I'm assuming you have an autoincrementing record named id
SELECT #ROWS_TO_DELETE := COUNT(*) - nnn FROM `theTable`;
SELECT #ROWS_TO_DELETE := IF(#ROWS_TO_DELETE<0,0,#ROWS_TO_DELETE);
PREPARE STMT FROM "DELETE FROM `theTable` ORDER BY `id` ASC LIMIT ?";
EXECUTE STMT USING #ROWS_TO_DELETE;
The good thing about this approach is performance: I've tested the query on a local DB with about 13,000 record, keeping the last 1,000. It runs in 0.08 seconds.
The script from the accepted answer...
DELETE FROM `table`
WHERE id NOT IN (
SELECT id
FROM (
SELECT id
FROM `table`
ORDER BY id DESC
LIMIT 42 -- keep this many records
) foo
);
Takes 0.55 seconds. About 7 times more.
Test environment: mySQL 5.5.25 on a late 2011 i7 MacBookPro with SSD
DELETE FROM table WHERE ID NOT IN
(SELECT MAX(ID) ID FROM table)
try below query:
DELETE FROM tablename WHERE id < (SELECT * FROM (SELECT (MAX(id)-10) FROM tablename ) AS a)
the inner sub query will return the top 10 value and the outer query will delete all the records except the top 10.
What about :
SELECT * FROM table del
LEFT JOIN table keep
ON del.id < keep.id
GROUP BY del.* HAVING count(*) > N;
It returns rows with more than N rows before.
Could be useful ?
Using id for this task is not an option in many cases. For example - table with twitter statuses. Here is a variant with specified timestamp field.
delete from table
where access_time >=
(
select access_time from
(
select access_time from table
order by access_time limit 150000,1
) foo
)
Just wanted to throw this into the mix for anyone using Microsoft SQL Server instead of MySQL. The keyword 'Limit' isn't supported by MSSQL, so you'll need to use an alternative. This code worked in SQL 2008, and is based on this SO post. https://stackoverflow.com/a/1104447/993856
-- Keep the last 10 most recent passwords for this user.
DECLARE #UserID int; SET #UserID = 1004
DECLARE #ThresholdID int -- Position of 10th password.
SELECT #ThresholdID = UserPasswordHistoryID FROM
(
SELECT ROW_NUMBER()
OVER (ORDER BY UserPasswordHistoryID DESC) AS RowNum, UserPasswordHistoryID
FROM UserPasswordHistory
WHERE UserID = #UserID
) sub
WHERE (RowNum = 10) -- Keep this many records.
DELETE UserPasswordHistory
WHERE (UserID = #UserID)
AND (UserPasswordHistoryID < #ThresholdID)
Admittedly, this is not elegant. If you're able to optimize this for Microsoft SQL, please share your solution.
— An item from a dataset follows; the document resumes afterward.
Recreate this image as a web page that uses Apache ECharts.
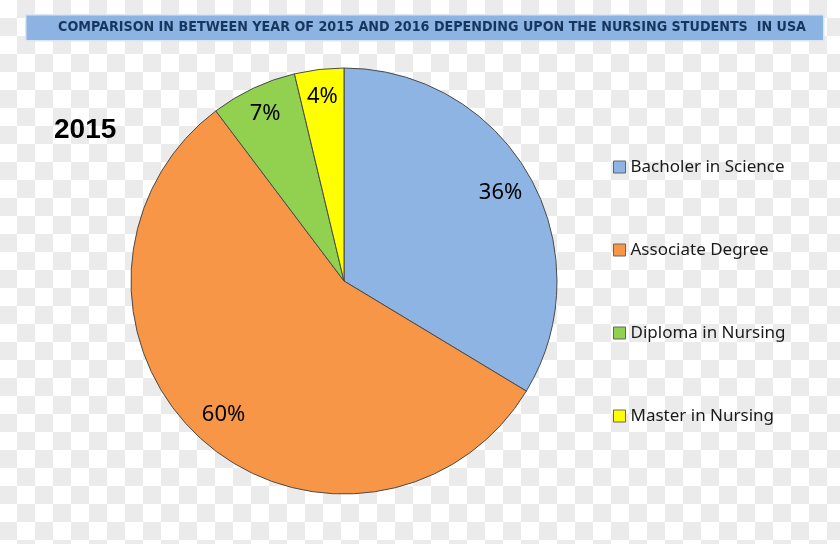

Thanks!
If you need to delete the records based on some other column as well, then here is a solution:
DELETE
FROM articles
WHERE id IN
(SELECT id
FROM
(SELECT id
FROM articles
WHERE user_id = :userId
ORDER BY created_at DESC LIMIT 500, 10000000) abc)
AND user_id = :userId
This should work as well:
DELETE FROM [table]
INNER JOIN (
SELECT [id]
FROM (
SELECT [id]
FROM [table]
ORDER BY [id] DESC
LIMIT N
) AS Temp
) AS Temp2 ON [table].[id] = [Temp2].[id]
DELETE FROM table WHERE id NOT IN (
SELECT id FROM table ORDER BY id, desc LIMIT 0, 10
)
Stumbled across this and thought I'd update.
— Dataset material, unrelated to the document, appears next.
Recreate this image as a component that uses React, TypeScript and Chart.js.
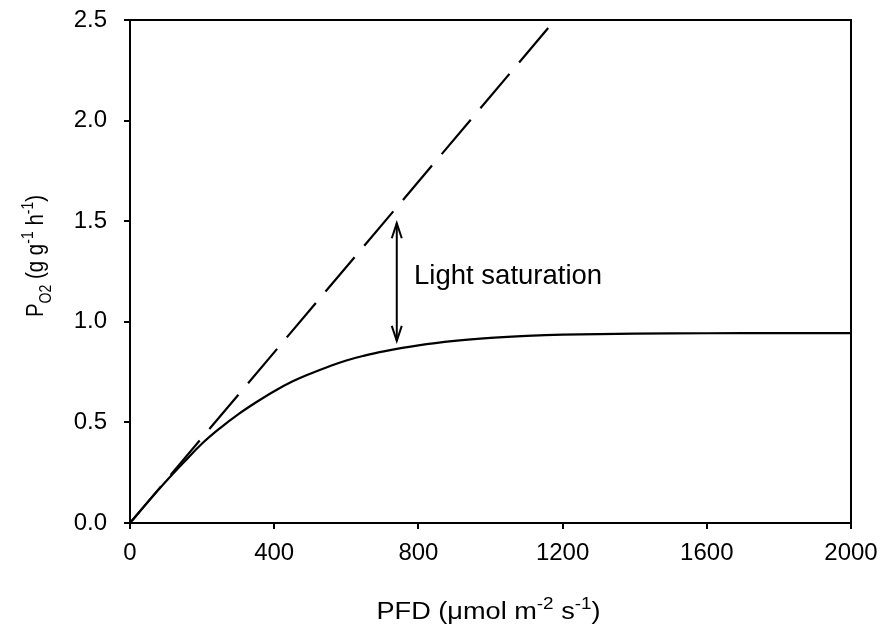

This is a modification of something that was posted before. I would have commented, but unfortunately don't have 50 reputation...
LOCK Tables TestTable WRITE, TestTable as TestTableRead READ;
DELETE FROM TestTable
WHERE ID <= (
SELECT ID
FROM TestTable as TestTableRead -- (the 'as' declaration is required for some reason)
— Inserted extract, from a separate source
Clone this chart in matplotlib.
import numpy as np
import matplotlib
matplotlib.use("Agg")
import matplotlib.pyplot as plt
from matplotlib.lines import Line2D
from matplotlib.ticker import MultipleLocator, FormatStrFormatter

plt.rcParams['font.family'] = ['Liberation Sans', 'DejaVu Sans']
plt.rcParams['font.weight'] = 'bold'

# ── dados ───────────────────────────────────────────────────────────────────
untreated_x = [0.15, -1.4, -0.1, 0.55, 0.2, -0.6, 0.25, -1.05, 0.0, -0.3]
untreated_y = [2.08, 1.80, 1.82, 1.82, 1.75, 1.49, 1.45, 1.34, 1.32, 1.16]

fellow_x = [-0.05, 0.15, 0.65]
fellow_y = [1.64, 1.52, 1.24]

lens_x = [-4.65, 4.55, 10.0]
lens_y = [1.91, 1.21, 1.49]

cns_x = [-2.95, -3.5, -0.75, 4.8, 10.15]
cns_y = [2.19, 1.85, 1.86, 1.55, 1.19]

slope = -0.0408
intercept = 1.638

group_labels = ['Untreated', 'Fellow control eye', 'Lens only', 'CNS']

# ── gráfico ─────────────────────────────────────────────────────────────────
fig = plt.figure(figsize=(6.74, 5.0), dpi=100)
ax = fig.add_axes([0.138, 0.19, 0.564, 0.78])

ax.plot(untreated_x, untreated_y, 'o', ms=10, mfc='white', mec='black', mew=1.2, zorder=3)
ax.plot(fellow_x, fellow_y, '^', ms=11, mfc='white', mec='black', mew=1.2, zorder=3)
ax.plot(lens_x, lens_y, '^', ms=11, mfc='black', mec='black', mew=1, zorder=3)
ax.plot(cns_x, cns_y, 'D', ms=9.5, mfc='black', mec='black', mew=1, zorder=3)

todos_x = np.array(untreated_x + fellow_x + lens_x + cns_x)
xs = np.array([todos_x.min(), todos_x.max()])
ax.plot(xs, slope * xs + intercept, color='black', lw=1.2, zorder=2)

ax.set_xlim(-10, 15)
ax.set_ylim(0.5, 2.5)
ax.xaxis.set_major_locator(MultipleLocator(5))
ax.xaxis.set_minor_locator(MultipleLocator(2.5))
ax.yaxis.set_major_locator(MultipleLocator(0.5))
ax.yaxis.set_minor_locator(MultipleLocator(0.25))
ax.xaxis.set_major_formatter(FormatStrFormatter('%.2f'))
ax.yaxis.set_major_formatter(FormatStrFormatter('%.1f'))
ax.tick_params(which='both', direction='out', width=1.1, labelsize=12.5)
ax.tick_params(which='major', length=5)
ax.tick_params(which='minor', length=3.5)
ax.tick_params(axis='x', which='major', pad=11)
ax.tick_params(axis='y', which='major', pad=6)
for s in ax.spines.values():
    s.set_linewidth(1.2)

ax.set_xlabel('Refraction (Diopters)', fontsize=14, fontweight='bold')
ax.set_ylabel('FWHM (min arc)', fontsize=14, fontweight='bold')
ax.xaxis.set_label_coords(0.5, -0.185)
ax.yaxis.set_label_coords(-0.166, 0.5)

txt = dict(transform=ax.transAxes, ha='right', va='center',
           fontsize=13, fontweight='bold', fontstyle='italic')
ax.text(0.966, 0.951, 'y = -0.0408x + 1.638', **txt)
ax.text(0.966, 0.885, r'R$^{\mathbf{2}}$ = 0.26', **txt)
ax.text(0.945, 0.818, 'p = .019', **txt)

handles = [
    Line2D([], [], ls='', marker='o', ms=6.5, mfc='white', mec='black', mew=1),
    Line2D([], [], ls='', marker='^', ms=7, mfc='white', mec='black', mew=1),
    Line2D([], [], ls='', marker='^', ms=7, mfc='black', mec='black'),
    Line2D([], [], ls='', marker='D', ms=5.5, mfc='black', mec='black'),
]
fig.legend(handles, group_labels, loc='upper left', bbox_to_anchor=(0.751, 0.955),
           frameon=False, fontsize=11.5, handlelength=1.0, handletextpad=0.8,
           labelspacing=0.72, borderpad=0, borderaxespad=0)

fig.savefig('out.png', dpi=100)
ORDER BY ID DESC LIMIT 1 OFFSET 42 -- keep this many records);
UNLOCK TABLES;
The use of 'Where' and 'Offset' circumvents the sub-query.
You also cannot read and write from the same table in the same query, as you may modify entries as they're being used. The Locks allow to circumvent this. This is also safe for parallel access to the database by other processes.
For performance and further explanation see the linked answer.
Tested with mysql Ver 15.1 Distrib 10.5.18-MariaDB
For further details on locks, see here
Why not
DELETE FROM table ORDER BY id DESC LIMIT 1, 123456789
Just delete all but the first row (order is DESC!), using a very very large nummber as second LIMIT-argument. See here
Answering this after a long time...Came across the same situation and instead of using the answers mentioned, I came with below -
DELETE FROM table_name order by ID limit 10
This will delete the 1st 10 records and keep the latest records.